I know people make stupid choices, but some are pretty much incomprehensible-- imagine having the perfect person, only to let him go over someone else's ideals/goals.

I met him at a high school talent show. I was a senior, and a new kid-- after my band finished playing, he approached me. We talked for a while. What drew him to me-- maybe the way I dressed-- maybe the pink and blue dreads, or the way I walked. He later confessed that he planned to ask me out, but was too nervous. After a few months of friendship, he came out to me. Eventually we started dating-- but without the label. As the end of the year came near, he offered me to come with him to California. But that would require to admit that I was bisexual which my family and religion said was wrong.

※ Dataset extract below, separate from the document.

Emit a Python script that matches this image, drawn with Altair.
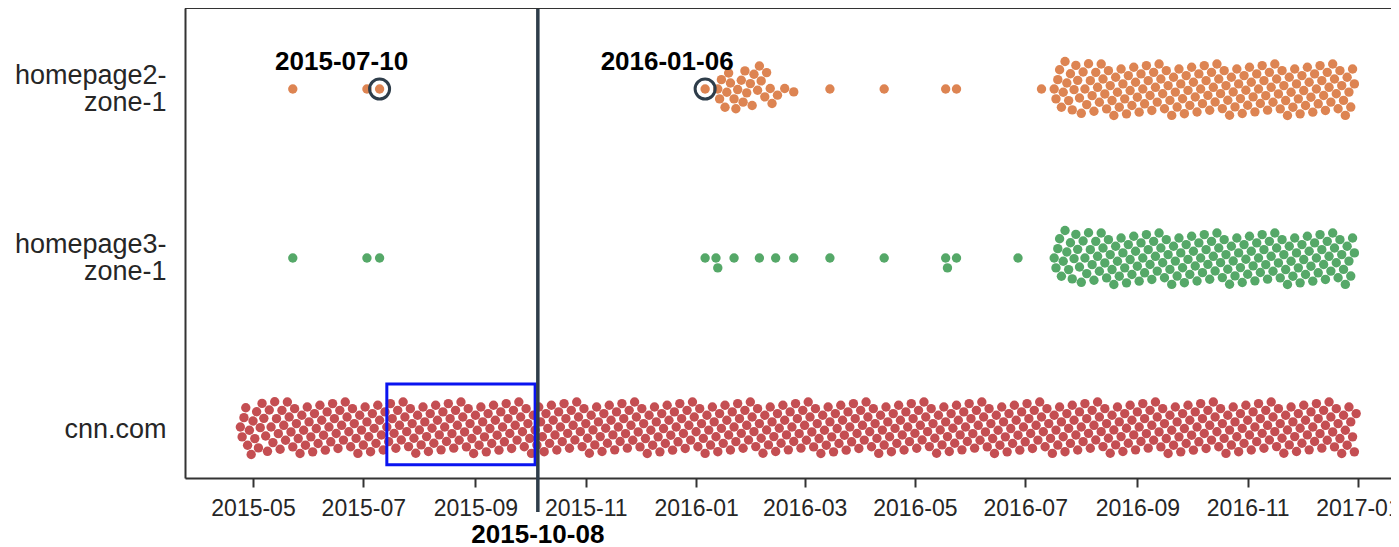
import json
import altair as alt
import numpy as np
import pandas as pd

# ---------------- data ----------------
CATEGORIES = ["homepage2-zone-1", "homepage3-zone-1", "cnn.com"]
LABEL_LINES = [["homepage2-", "zone-1"], ["homepage3-", "zone-1"], ["cnn.com"]]
COLORS = ["#dd8452", "#55a868", "#c44e52"]

HP2_DATES = [
    "2015-05-23", "2015-07-03", "2015-07-10",
    "2016-01-06", "2016-01-13", "2016-01-14", "2016-01-15", "2016-01-17",
    "2016-01-18", "2016-01-19", "2016-01-20", "2016-01-22", "2016-01-23",
    "2016-01-24", "2016-01-26", "2016-01-27", "2016-01-28", "2016-01-29",
    "2016-01-31", "2016-02-01", "2016-02-02", "2016-02-04", "2016-02-05",
    "2016-02-06", "2016-02-08", "2016-02-09", "2016-02-11", "2016-02-12",
    "2016-02-15", "2016-02-19", "2016-02-24",
    "2016-03-15", "2016-04-14", "2016-05-18", "2016-05-24", "2016-07-10",
]
HP3_DATES = [
    "2015-05-23", "2015-07-03", "2015-07-10",
    "2016-01-06", "2016-01-12", "2016-01-13", "2016-01-22", "2016-02-05",
    "2016-02-14", "2016-02-24", "2016-03-15", "2016-04-14", "2016-05-18",
    "2016-05-19", "2016-05-24", "2016-06-27",
]
CNN_DATES = []
# periods in which every day has one observation
HP2_DAILY_SPAN = ("2016-07-17", "2016-12-30")
HP3_DAILY_SPAN = ("2016-07-17", "2016-12-30")
CNN_DAILY_SPAN = ("2015-04-24", "2016-12-31")

TICK_DATES = ["2015-05-01", "2015-07-01", "2015-09-01", "2015-11-01", "2016-01-01",
              "2016-03-01", "2016-05-01", "2016-07-01", "2016-09-01", "2016-11-01",
              "2017-01-01"]

# annotations
MARKED_DATES = ["2015-07-10", "2016-01-06"]
MARKED_ROW = [0, 0]
RULE_DATE = "2015-10-05T12:00:00"
RULE_LABEL = "2015-10-08"
BOX_X = ["2015-07-14", "2015-10-04"]
BOX_Y = [1.7456, 2.2231]

# ---------------- layout ----------------
W, H = 1206, 470
ROW_PX = 169.0
ROW0_PX = 81.0
X_START = "2015-03-24T09:36:00"
X_END = "2017-01-19T06:00:00"
R = 4.8  # swarm collision radius (px)
SLATE = "#2e3d4a"
AXIS_COLOR = "#333333"
TEXT_COLOR = "#262626"
FONT = "Liberation Sans"


def ms(s):
    return int(pd.Timestamp(s).tz_localize("UTC").value // 10**6)


START_MS, END_MS = ms(X_START), ms(X_END)


def to_px(s):
    return (ms(s) - START_MS) / (END_MS - START_MS) * W


def expand(dates, span):
    out = list(dates)
    if span:
        out += [d.strftime("%Y-%m-%d") for d in pd.date_range(span[0], span[1], freq="D")]
    return sorted(out)


def swarm(xs, r):
    """seaborn-like beeswarm: returns offsets (px) perpendicular to value axis"""
    xs = np.asarray(xs, dtype=float)
    order = np.argsort(xs, kind="stable")
    d = 2 * r
    placed_x, placed_y = [], []
    offs = np.zeros(len(xs))
    for idx in order:
        x = xs[idx]
        neigh = [(px, py) for px, py in zip(placed_x[::-1], placed_y[::-1]) if abs(px - x) < d]
        cands = [0.0]
        first = True
        for px, py in neigh:
            dy = np.sqrt(max(d * d - (x - px) ** 2, 0.0)) * 1.05
            pair = [py + dy, py - dy] if first else [py - dy, py + dy]
            cands.extend(pair)
            first = not first
        cands = sorted(cands, key=abs)
        chosen = cands[-1]
        for c in cands:
            if all((x - px) ** 2 + (c - py) ** 2 >= d * d - 1e-6 for px, py in neigh):
                chosen = c
                break
        placed_x.append(x)
        placed_y.append(chosen)
        offs[idx] = chosen
    return offs


rows = []
for i, (cat, dates, span) in enumerate([
    (CATEGORIES[0], HP2_DATES, HP2_DAILY_SPAN),
    (CATEGORIES[1], HP3_DATES, HP3_DAILY_SPAN),
    (CATEGORIES[2], CNN_DATES, CNN_DAILY_SPAN),
]):
    ds = expand(dates, span)
    offs = swarm([to_px(s) for s in ds], R)
    for s, o in zip(ds, offs):
        rows.append({"date": s, "cat": cat, "y": i + o / ROW_PX})
df = pd.DataFrame(rows)

Y_DOMAIN = [-ROW0_PX / ROW_PX, (H - ROW0_PX) / ROW_PX]

label_expr = ""
for i, lines in enumerate(LABEL_LINES[:-1]):
    label_expr += f"datum.value == {i} ? {json.dumps(lines)} : "
label_expr += json.dumps(LABEL_LINES[-1])
LINE_H = 27
multi_idx = [i for i, l in enumerate(LABEL_LINES) if len(l) > 1]
multi_test = " || ".join(f"datum.value == {i}" for i in multi_idx)

x_scale = alt.Scale(type="utc", domain=[START_MS, END_MS], nice=False)
y_scale = alt.Scale(domain=Y_DOMAIN, reverse=True, nice=False, zero=False)

points = alt.Chart(df).mark_circle(size=88, opacity=1).encode(
    x=alt.X("date:T", scale=x_scale, title=None, axis=alt.Axis(
        values=[ms(t) for t in TICK_DATES],
        labelExpr="utcFormat(datum.value, '%Y-%m')",
        labelFontSize=23, labelFont=FONT, labelColor=TEXT_COLOR,
        tickColor=AXIS_COLOR, tickWidth=2, tickSize=9, labelPadding=10,
        domainColor=AXIS_COLOR, domainWidth=2, grid=False,
        labelFlush=False, labelOverlap=False)),
    y=alt.Y("y:Q", scale=y_scale, title=None, axis=alt.Axis(
        values=[0, 1, 2], labelExpr=label_expr,
        labelFontSize=27, labelFont=FONT, labelColor=TEXT_COLOR,
        labelLineHeight=LINE_H, labelPadding=19, ticks=False, tickSize=0,
        labelOffset={"condition": {"test": multi_test, "value": -LINE_H / 2}, "value": 2},
        domainColor=AXIS_COLOR, domainWidth=2, grid=False,
        labelOverlap=False, labelBound=False)),
    color=alt.Color("cat:N", scale=alt.Scale(domain=CATEGORIES, range=COLORS), legend=None),
)

mark_df = pd.DataFrame({"date": MARKED_DATES, "y": MARKED_ROW, "label": MARKED_DATES})
rings = alt.Chart(mark_df).mark_point(shape="circle", size=400, filled=False,
                                      strokeWidth=3, color=SLATE, opacity=1).encode(
    x=alt.X("date:T", title=None), y=alt.Y("y:Q", title=None))
ring_labels = alt.Chart(mark_df).mark_text(fontSize=26, fontWeight="bold", font=FONT,
                                           color="black", dx=-38, dy=-27).encode(
    x=alt.X("date:T", title=None), y=alt.Y("y:Q", title=None), text="label:N")

rule_df = pd.DataFrame({"date": [RULE_DATE], "label": [RULE_LABEL]})
rule = alt.Chart(rule_df).mark_rule(color=SLATE, strokeWidth=3.5).encode(
    x=alt.X("date:T", title=None), y=alt.value(0), y2=alt.value(504))
rule_label = alt.Chart(rule_df).mark_text(fontSize=26, fontWeight="bold", font=FONT,
                                          color="black", baseline="middle").encode(
    x=alt.X("date:T", title=None), y=alt.value(526.5), text="label:N")

box_df = pd.DataFrame({"date": [BOX_X[0]], "date2": [BOX_X[1]], "y": [BOX_Y[0]], "y2": [BOX_Y[1]]})
box = alt.Chart(box_df).mark_rect(fillOpacity=0, stroke="#0a14f0", strokeWidth=3).encode(
    x=alt.X("date:T", title=None), x2="date2:T", y=alt.Y("y:Q", title=None), y2="y2:Q")

top_line = alt.Chart(pd.DataFrame({"k": [0]})).mark_rule(color=AXIS_COLOR, strokeWidth=2).encode(
    x=alt.value(0), x2=alt.value(W), y=alt.value(0))

chart = alt.layer(points, box, rule, rings, ring_labels, rule_label, top_line).properties(
    width=W, height=H,
    autosize=alt.AutoSizeParams(type="none"),
    padding={"left": 177, "top": 0, "right": 0, "bottom": 76},
).configure_view(stroke=None).configure(font=FONT)

chart.save("out.html", embed_options={"renderer": "svg", "actions": False})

So he left. I was so alone. When my grandmother died, I renounced religion-- I came out. My mom threw me out, and I lived with my best friend. Eventually I graduated, and decided to find him. But I couldn't. Now I'm so miserable, I let him go because of some stupid s**t like religion, and I admitted it to myself, but it's too late, I can't even listen to this one song, because it was his favorite, and every time summer rolls around I'll probably be depressed, and except for a few of my friends I'm totally alone my family hates me, my town thinks I'm an embodiment evil and all because of some stupid religion.

I see now that religion-- especially catholicism-- is evil. They promote filthy stereotypes and ruin the lives of so many. I'm pretty much lost now and have no idea what to do next.